Estamos asistiendo en España a un intento, por parte de algunos, de derribar el prestigio que tiene lo que sucedió tras la muerte de Franco.
Entre las maneras que existen para denostar a algo o a alguien una de las más corrientes y directas es el insulto, si bien suele ser un arma que se vuelve en contra de quien la utiliza de forma reiterada. Además, con el insulto sucede como con las drogas, que una vez que alguien se habitúa a ellas ya no puede pasar sin su uso. Y aunque el insulto pretende acabar de un solo golpe con el adversario de forma contundente, fácil e irrebatible, su punto débil consiste en su falta de argumentación, que hace que el adversario salga incólume intelectualmente, aunque ofendido, del ataque.
Pero aparte del insulto, otra forma de descalificar es la utilización de fórmulas más elegantes y subliminales, que consisten en la elección de palabras cuidadosamente escogidas que tienen una carga peyorativa, que se abre paso fácilmente en la mente, dejando un poso de desconfianza y recelo hacia lo señalado, que es el objetivo que se persigue con ellas.
Estamos asistiendo en España a un intento, por parte de algunos, de derribar el prestigio que tiene lo que sucedió tras la muerte de Franco, cuando ante las tres posibilidades que se abrían entonces, se escogió la que ha demostrado ser la mejor.
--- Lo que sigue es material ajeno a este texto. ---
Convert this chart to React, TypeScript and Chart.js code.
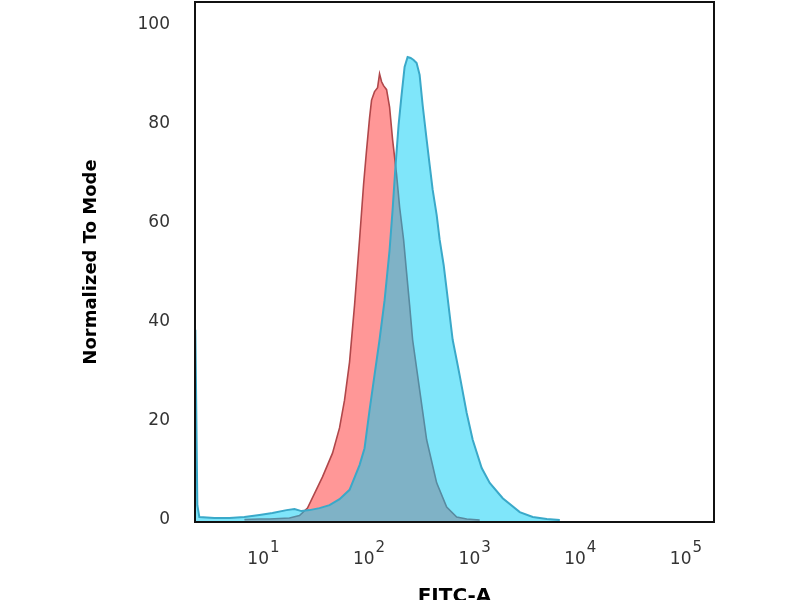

Esas tres posibilidades eran el continuismo, que tenía sus valedores, pero que significaba alargar un sistema inviable; la ruptura, que también tenía sus partidarios, pero que representaba volver a las soluciones por la tremenda que tanto sufrimiento trajeron en el pasado; y la vía media, en una transición pacífica y consensuada a la democracia. Esta solución quedó plasmada en la constitución de 1978, que es la vigente. Su utilidad y beneficio han quedado demostrados en los treinta y tantos años que han pasado desde entonces.
Pero con la crisis económica y la corrupción, cabalgando al unísono, han aparecido quienes proponen soluciones extremistas, que no consisten en señalar que tal o cual factor es preciso corregirlo o cambiarlo, sino que hay que poner todo patas arriba, porque lo que está mal no es esto o aquello, sino el todo en conjunto. Para esta solución, el problema no es fulano o mengano, ni tal o cual partido político, sino el sistema mismo. Y para demonizar al sistema se ha acuñado la expresión "el régimen de 1978".
Y aquí es donde la elección de la palabra "régimen" no es casual, al tener una carga denigrante. Históricamente se habla del "antiguo régimen", para referirse al estado de cosas previo a la Revolución Francesa, con el sistema monárquico absolutista imperante. Era un régimen de tiranía, abuso y opresión. Más cercano a nosotros en el tiempo está la referencia al "régimen franquista", que liquidó cualquier atisbo de libertad durante cuarenta años. También es el método para referirse al "régimen fascista" de Mussolini, por ejemplo. A esta nomenclatura no escapan los sistemas de corte marxista, hablándose del "régimen comunista" que imperó setenta años en Europa oriental o del "régimen castrista" actual en Cuba. En todos los casos el término tiene siempre en común un profundo matiz de reprobación, matiz que se corresponde con la realidad de tales regímenes. Los enemigos de los tales usan profusamente el vocablo "régimen" para caracterizarlos.
Pero lo nuevo en el uso de la palabra "régimen" para lo sucedido en España en 1978 radica en que se aplica a algo que, lejos de ser dictatorial o totalitario, es precisamente lo contrario, ya que entonces se dio a luz un sistema democrático, homologado con las otras democracias que ya eran una referencia incontestable. Ahora bien, si lo de 1978 era democracia ¿a qué viene denominarlo "régimen de 1978"? ¿Querrán vendernos la idea de que aquello, que es lo vigente ahora, no fue democracia? Y si no fue democracia ¿qué fue? Solamente hay una palabra que responde a esta pregunta.
Por eso me temo que detrás de este metalenguaje se esconde un intento de manipular los hechos históricos para presentarlos de otra manera, especialmente a las nuevas generaciones, de modo que se pueda derribar lo existente al meterlo previa e interesadamente en el molde de "régimen". Pero quienes emplean estas artimañas se retratan a sí mismos, porque significa que su intención es, precisamente, echar abajo la democracia para instaurar un "régimen", su "régimen", del cual habrá que huir a la carrera, como de los otros que ha habido y que hay.
Lo último que necesita España son extremismos y extremistas, del tipo que sea, porque el currículum que tienen a sus espaldas en nuestra historia, y en las de otros países, no puede ser más letal para la convivencia.